— EXERCISE DESCRIPTION —
The listing below begins with the first line you should copy; stop after the line containing "0.0013, 0.0009, 0.0005];", and drop every picture.

--------

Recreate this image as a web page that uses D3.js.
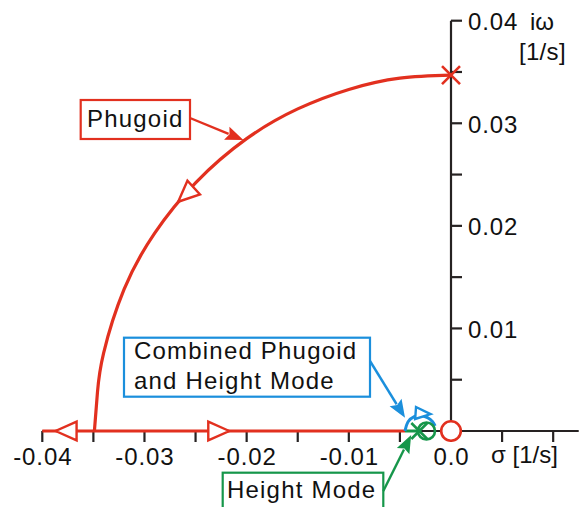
<!DOCTYPE html>
<html>
<head>
<meta charset="utf-8">
<script src="https://cdn.jsdelivr.net/npm/d3@7"></script>
<style>
  html, body { margin: 0; padding: 0; background: #fff; }
  svg { display: block; font-family: "Liberation Sans", Arial, Helvetica, sans-serif; }
</style>
</head>
<body>
<svg id="chart" width="579" height="507"></svg>
<script>
// ---- Axis ticks and labels ----
const sigmaTicks = [-0.04, -0.035, -0.03, -0.025, -0.02, -0.015, -0.01, -0.005, 0, 0.005, 0.01];
const sigmaLabelValues = [-0.04, -0.03, -0.02, -0.01, 0];
const sigmaLabelText = ["-0.04", "-0.03", "-0.02", "-0.01", "0.0"];
const omegaTicks = [0.005, 0.01, 0.015, 0.02, 0.025, 0.03, 0.035, 0.04];
const omegaLabelValues = [0.01, 0.02, 0.03, 0.04];
const omegaLabelText = ["0.01", "0.02", "0.03", "0.04"];

// ---- Root locus branches (sigma, omega in 1/s) ----
// Phugoid: complex pole travelling down to the real axis
const phugoidSigma = [0, -0.005, -0.010, -0.015, -0.020, -0.025, -0.029, -0.032, -0.034, -0.0346, -0.0349];
const phugoidOmega = [0.0347, 0.0344, 0.0333, 0.0314, 0.0285, 0.0242, 0.0193, 0.0138, 0.0076, 0.0038, 0];
// Real-axis part of the phugoid branch
const realAxisSigma = [-0.04, -0.0045];
const realAxisOmega = [0, 0];
// Height mode branch on the real axis
const heightSigma = [-0.0045, -0.0031];
const heightOmega = [0, 0];
// Combined phugoid / height mode loop
const combinedSigma = [-0.0045, -0.0042, -0.0036, -0.0030, -0.0023, -0.0018, -0.00155];
const combinedOmega = [0, 0.0009, 0.0014, 0.0015, 0.0013, 0.0009, 0.0005];

// Poles (x) and zeros (o)
const polesSigma = [0, -0.0031];
const polesOmega = [0.0347, 0];
const polesColor = ["red", "green"];
const zerosSigma = [-0.0024];
const zerosOmega = [0];
const zerosColor = ["green"];
const originZero = [0, 0];

// Direction arrows on the branches: tip position and heading (deg, screen)
const arrowSigma = [-0.0387, -0.0217, -0.0267, -0.0020];
const arrowOmega = [0, 0, 0.02235, 0.00165];
const arrowHeading = [180, 0, 137.6, 4];
const arrowColor = ["red", "red", "red", "blue"];

const colors = { red: "#e2301f", blue: "#1b8fdc", green: "#16964a", axis: "#262222" };

// ---- Scales ----
const x = d3.scaleLinear().domain([-0.04, 0]).range([42.3, 451]);
const y = d3.scaleLinear().domain([0, 0.04]).range([431, 20.7]);

const svg = d3.select("#chart");
const FONT = 24;
const LS = "0.9px";

// ---- Axes ----
const axisG = svg.append("g");
axisG.append("line")
  .attr("x1", x(-0.04)).attr("x2", x(0.0125))
  .attr("y1", y(0)).attr("y2", y(0))
  .attr("stroke", colors.axis).attr("stroke-width", 2.2);
axisG.append("line")
  .attr("x1", x(0)).attr("x2", x(0))
  .attr("y1", y(0)).attr("y2", y(0.04))
  .attr("stroke", colors.axis).attr("stroke-width", 2.2);

axisG.selectAll(".xt").data(sigmaTicks).join("line")
  .attr("x1", d => x(d)).attr("x2", d => x(d))
  .attr("y1", y(0)).attr("y2", y(0) + 11)
  .attr("stroke", colors.axis).attr("stroke-width", 2.2);
axisG.selectAll(".yt").data(omegaTicks).join("line")
  .attr("x1", x(0)).attr("x2", x(0) + 11)
  .attr("y1", d => y(d)).attr("y2", d => y(d))
  .attr("stroke", colors.axis).attr("stroke-width", 2.2);

axisG.selectAll(".xl").data(sigmaLabelValues).join("text")
  .attr("x", d => x(d) + 0.5).attr("y", y(0) + 34)
  .attr("text-anchor", "middle")
  .attr("font-size", FONT).attr("letter-spacing", LS).attr("fill", "#111")
  .text((d, i) => sigmaLabelText[i]);
axisG.selectAll(".yl").data(omegaLabelValues).join("text")
  .attr("x", x(0) + 17).attr("y", d => y(d) + 9.5)
  .attr("font-size", FONT).attr("letter-spacing", LS).attr("fill", "#111")
  .text((d, i) => omegaLabelText[i]);

// Axis titles
axisG.append("text").attr("x", 530).attr("y", 30)
  .attr("font-size", FONT).attr("fill", "#111").text("i\u03c9");
axisG.append("text").attr("x", 519).attr("y", 60)
  .attr("font-size", FONT).attr("letter-spacing", "0.3px").attr("fill", "#111").text("[1/s]");
axisG.append("text").attr("x", 491).attr("y", 463)
  .attr("font-size", FONT).attr("fill", "#111").text("\u03c3 [1/s]");

// ---- Locus branches ----
const lineSmooth = d3.line().x(d => x(d[0])).y(d => y(d[1])).curve(d3.curveNatural);
const lineStraight = d3.line().x(d => x(d[0])).y(d => y(d[1]));
const zip = (a, b) => a.map((v, i) => [v, b[i]]);

const locusG = svg.append("g").attr("fill", "none").attr("stroke-linecap", "butt");
locusG.append("path").attr("d", lineStraight(zip(realAxisSigma, realAxisOmega)))
  .attr("stroke", colors.red).attr("stroke-width", 3.2);
locusG.append("path").attr("d", lineSmooth(zip(phugoidSigma, phugoidOmega)))
  .attr("stroke", colors.red).attr("stroke-width", 3.2);
locusG.append("path").attr("d", lineStraight(zip(heightSigma, heightOmega)))
  .attr("stroke", colors.green).attr("stroke-width", 3);
locusG.append("path").attr("d", lineSmooth(zip(combinedSigma, combinedOmega)))
  .attr("stroke", colors.blue).attr("stroke-width", 3);

// ---- Direction arrowheads (open triangles) ----
svg.append("g").selectAll("path").data(arrowSigma).join("path")
  .attr("transform", (d, i) => `translate(${x(d)},${y(arrowOmega[i])}) rotate(${arrowHeading[i]})`)
  .attr("d", (d, i) => arrowColor[i] === "blue" ? "M0,0 L-15,-6 L-15,6 Z" : "M0,0 L-21,-9.3 L-21,9.3 Z")
  .attr("fill", "#fff")
  .attr("stroke", (d, i) => colors[arrowColor[i]])
  .attr("stroke-width", 2.4)
  .attr("stroke-linejoin", "miter");

// ---- Zeros and poles ----
svg.append("g").selectAll("circle").data(zerosSigma).join("circle")
  .attr("cx", d => x(d)).attr("cy", (d, i) => y(zerosOmega[i]))
  .attr("r", 8.5)
  .attr("fill", "none")
  .attr("stroke", (d, i) => colors[zerosColor[i]])
  .attr("stroke-width", 2.6);

const poleG = svg.append("g");
polesSigma.forEach((s, i) => {
  const cx = x(s), cy = y(polesOmega[i]), h = polesColor[i] === "red" ? 9 : 8;
  poleG.append("path")
    .attr("d", `M${cx - h},${cy - h}L${cx + h},${cy + h}M${cx - h},${cy + h}L${cx + h},${cy - h}`)
    .attr("stroke", colors[polesColor[i]]).attr("stroke-width", 2.6).attr("fill", "none");
});
// zero at the origin, drawn over the axes on a white fill
svg.append("circle").attr("cx", x(originZero[0])).attr("cy", y(originZero[1])).attr("r", 9.8)
  .attr("fill", "#fff").attr("stroke", colors.red).attr("stroke-width", 2.6);

// ---- Annotations: boxed labels with pointer arrows ----
const notes = [
  { lines: ["Phugoid"], color: "red", box: [80.7, 100, 109.3, 39], start: [190, 118],
    tip: [-0.02032, 0.02836], textX: 87, base: [127] },
  { lines: ["Combined Phugoid", "and Height Mode"], color: "blue", box: [124, 337.7, 246, 59], start: [370, 361],
    tip: [-0.0045, 0.00128], textX: 134, base: [359, 389] },
  { lines: ["Height Mode"], color: "green", box: [222.7, 472.7, 160.6, 45], start: [383.3, 491],
    tip: [-0.0039, -0.0004], textX: 227, base: [498] }
];

notes.forEach(n => {
  const g = svg.append("g");
  const c = colors[n.color];
  g.append("rect")
    .attr("x", n.box[0]).attr("y", n.box[1]).attr("width", n.box[2]).attr("height", n.box[3])
    .attr("fill", "#fff").attr("stroke", c).attr("stroke-width", 2.2);
  n.lines.forEach((t, i) => {
    g.append("text").attr("x", n.textX).attr("y", n.base[i])
      .attr("font-size", FONT).attr("letter-spacing", "1.2px").attr("fill", "#111").text(t);
  });
  const tx = x(n.tip[0]), ty = y(n.tip[1]);
  const ang = Math.atan2(ty - n.start[1], tx - n.start[0]);
  const L = 18;
  g.append("line")
    .attr("x1", n.start[0]).attr("y1", n.start[1])
    .attr("x2", tx - Math.cos(ang) * (L - 2)).attr("y2", ty - Math.sin(ang) * (L - 2))
    .attr("stroke", c).attr("stroke-width", 2.4);
  g.append("path")
    .attr("transform", `translate(${tx},${ty}) rotate(${ang * 180 / Math.PI})`)
    .attr("d", `M0,0 L${-L},-7 L${-L + 3},0 L${-L},7 Z`)
    .attr("fill", c);
});
</script>
</body>
</html>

--------

— RESPONSE TO THE EXERCISE —
Recreate this image as a web page that uses D3.js.
<!DOCTYPE html>
<html>
<head>
<meta charset="utf-8">
<script src="https://cdn.jsdelivr.net/npm/d3@7"></script>
<style>
  html, body { margin: 0; padding: 0; background: #fff; }
  svg { display: block; font-family: "Liberation Sans", Arial, Helvetica, sans-serif; }
</style>
</head>
<body>
<svg id="chart" width="579" height="507"></svg>
<script>
// ---- Axis ticks and labels ----
const sigmaTicks = [-0.04, -0.035, -0.03, -0.025, -0.02, -0.015, -0.01, -0.005, 0, 0.005, 0.01];
const sigmaLabelValues = [-0.04, -0.03, -0.02, -0.01, 0];
const sigmaLabelText = ["-0.04", "-0.03", "-0.02", "-0.01", "0.0"];
const omegaTicks = [0.005, 0.01, 0.015, 0.02, 0.025, 0.03, 0.035, 0.04];
const omegaLabelValues = [0.01, 0.02, 0.03, 0.04];
const omegaLabelText = ["0.01", "0.02", "0.03", "0.04"];

// ---- Root locus branches (sigma, omega in 1/s) ----
// Phugoid: complex pole travelling down to the real axis
const phugoidSigma = [0, -0.005, -0.010, -0.015, -0.020, -0.025, -0.029, -0.032, -0.034, -0.0346, -0.0349];
const phugoidOmega = [0.0347, 0.0344, 0.0333, 0.0314, 0.0285, 0.0242, 0.0193, 0.0138, 0.0076, 0.0038, 0];
// Real-axis part of the phugoid branch
const realAxisSigma = [-0.04, -0.0045];
const realAxisOmega = [0, 0];
// Height mode branch on the real axis
const heightSigma = [-0.0045, -0.0031];
const heightOmega = [0, 0];
// Combined phugoid / height mode loop
const combinedSigma = [-0.0045, -0.0042, -0.0036, -0.0030, -0.0023, -0.0018, -0.00155];
const combinedOmega = [0, 0.0009, 0.0014, 0.0015, 0.0013, 0.0009, 0.0005];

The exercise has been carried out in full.